# Written problem
Extract the lines of the material below, beginning with the first and ending with the line that holds "const secondLine = ['', 'actuelles". Skip every picture.

# Source material
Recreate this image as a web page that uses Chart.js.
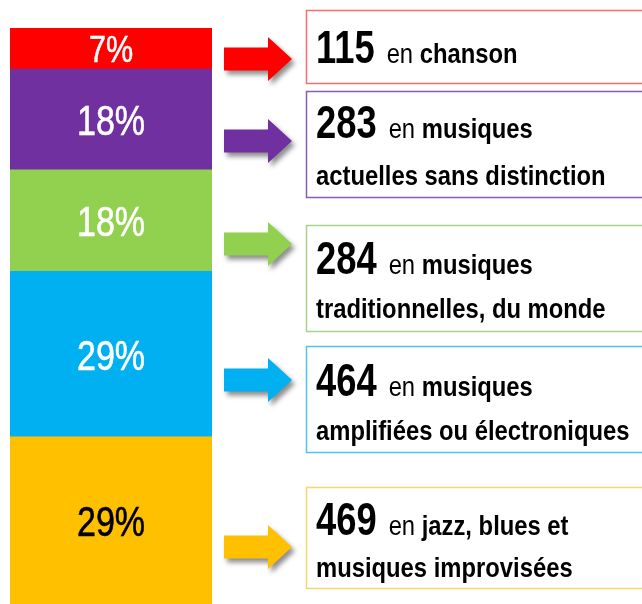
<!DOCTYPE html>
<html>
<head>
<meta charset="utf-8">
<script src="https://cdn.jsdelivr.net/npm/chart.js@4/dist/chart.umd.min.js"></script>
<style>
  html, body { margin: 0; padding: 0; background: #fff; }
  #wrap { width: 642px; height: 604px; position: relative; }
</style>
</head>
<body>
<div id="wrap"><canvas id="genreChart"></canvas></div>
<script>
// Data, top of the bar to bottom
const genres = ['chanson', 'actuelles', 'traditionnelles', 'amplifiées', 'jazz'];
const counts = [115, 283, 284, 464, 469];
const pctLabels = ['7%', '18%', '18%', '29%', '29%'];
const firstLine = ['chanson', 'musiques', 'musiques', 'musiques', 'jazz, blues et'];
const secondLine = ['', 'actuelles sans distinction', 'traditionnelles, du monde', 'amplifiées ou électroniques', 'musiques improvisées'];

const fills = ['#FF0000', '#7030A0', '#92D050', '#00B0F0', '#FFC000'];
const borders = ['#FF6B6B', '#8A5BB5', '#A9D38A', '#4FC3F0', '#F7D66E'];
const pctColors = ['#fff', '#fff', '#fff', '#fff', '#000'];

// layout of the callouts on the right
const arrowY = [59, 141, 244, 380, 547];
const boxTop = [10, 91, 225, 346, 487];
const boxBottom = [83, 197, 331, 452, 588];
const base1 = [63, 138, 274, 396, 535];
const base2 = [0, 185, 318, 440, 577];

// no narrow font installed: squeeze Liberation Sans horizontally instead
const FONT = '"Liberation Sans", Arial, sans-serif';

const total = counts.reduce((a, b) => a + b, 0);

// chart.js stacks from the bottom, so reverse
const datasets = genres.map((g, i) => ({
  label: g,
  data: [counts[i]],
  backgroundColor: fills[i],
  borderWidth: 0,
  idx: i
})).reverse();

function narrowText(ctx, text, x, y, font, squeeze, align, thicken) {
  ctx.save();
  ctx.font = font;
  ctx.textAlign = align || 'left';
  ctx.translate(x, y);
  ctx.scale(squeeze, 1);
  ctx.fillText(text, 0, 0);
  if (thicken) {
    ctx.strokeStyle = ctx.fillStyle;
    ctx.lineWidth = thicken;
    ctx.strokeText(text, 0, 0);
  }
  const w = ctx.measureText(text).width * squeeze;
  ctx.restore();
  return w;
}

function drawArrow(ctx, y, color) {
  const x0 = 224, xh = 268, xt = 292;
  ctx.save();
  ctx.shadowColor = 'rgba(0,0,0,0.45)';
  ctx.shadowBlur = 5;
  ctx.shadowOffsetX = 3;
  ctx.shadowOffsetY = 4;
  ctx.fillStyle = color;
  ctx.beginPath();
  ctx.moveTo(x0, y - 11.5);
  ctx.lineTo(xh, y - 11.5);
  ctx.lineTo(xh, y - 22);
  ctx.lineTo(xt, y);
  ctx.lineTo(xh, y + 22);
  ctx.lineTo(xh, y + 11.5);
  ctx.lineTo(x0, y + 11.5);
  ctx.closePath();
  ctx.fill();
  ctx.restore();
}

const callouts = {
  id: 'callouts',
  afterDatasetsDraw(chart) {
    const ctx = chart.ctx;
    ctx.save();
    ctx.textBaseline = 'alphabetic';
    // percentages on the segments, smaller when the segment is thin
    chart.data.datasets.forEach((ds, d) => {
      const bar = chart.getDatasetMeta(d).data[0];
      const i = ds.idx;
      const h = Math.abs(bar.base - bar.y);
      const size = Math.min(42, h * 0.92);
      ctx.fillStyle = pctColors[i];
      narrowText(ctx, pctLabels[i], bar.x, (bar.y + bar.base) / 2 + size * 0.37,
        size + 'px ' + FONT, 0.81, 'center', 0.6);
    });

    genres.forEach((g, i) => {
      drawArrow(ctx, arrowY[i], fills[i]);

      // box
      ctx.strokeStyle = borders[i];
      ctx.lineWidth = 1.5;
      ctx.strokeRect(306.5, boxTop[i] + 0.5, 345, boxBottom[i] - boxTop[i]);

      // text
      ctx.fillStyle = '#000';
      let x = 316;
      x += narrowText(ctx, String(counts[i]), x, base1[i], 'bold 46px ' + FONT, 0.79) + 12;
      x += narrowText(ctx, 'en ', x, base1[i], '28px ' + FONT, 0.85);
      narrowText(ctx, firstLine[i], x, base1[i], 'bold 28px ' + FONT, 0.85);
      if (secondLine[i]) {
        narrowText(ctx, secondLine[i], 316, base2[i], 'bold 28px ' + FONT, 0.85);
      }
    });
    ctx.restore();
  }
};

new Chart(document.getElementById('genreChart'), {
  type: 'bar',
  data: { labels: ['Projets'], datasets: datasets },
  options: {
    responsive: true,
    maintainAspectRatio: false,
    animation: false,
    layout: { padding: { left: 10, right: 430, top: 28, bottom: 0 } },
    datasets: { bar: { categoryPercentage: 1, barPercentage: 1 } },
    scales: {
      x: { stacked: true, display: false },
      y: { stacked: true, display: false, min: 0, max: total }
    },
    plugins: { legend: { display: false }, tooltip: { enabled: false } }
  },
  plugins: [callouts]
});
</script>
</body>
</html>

# Reply to the task
Recreate this image as a web page that uses Chart.js.
<!DOCTYPE html>
<html>
<head>
<meta charset="utf-8">
<script src="https://cdn.jsdelivr.net/npm/chart.js@4/dist/chart.umd.min.js"></script>
<style>
  html, body { margin: 0; padding: 0; background: #fff; }
  #wrap { width: 642px; height: 604px; position: relative; }
</style>
</head>
<body>
<div id="wrap"><canvas id="genreChart"></canvas></div>
<script>
// Data, top of the bar to bottom
const genres = ['chanson', 'actuelles', 'traditionnelles', 'amplifiées', 'jazz'];
const counts = [115, 283, 284, 464, 469];
const pctLabels = ['7%', '18%', '18%', '29%', '29%'];
const firstLine = ['chanson', 'musiques', 'musiques', 'musiques', 'jazz, blues et'];
const secondLine = ['', 'actuelles sans distinction', 'traditionnelles, du monde', 'amplifiées ou électroniques', 'musiques improvisées'];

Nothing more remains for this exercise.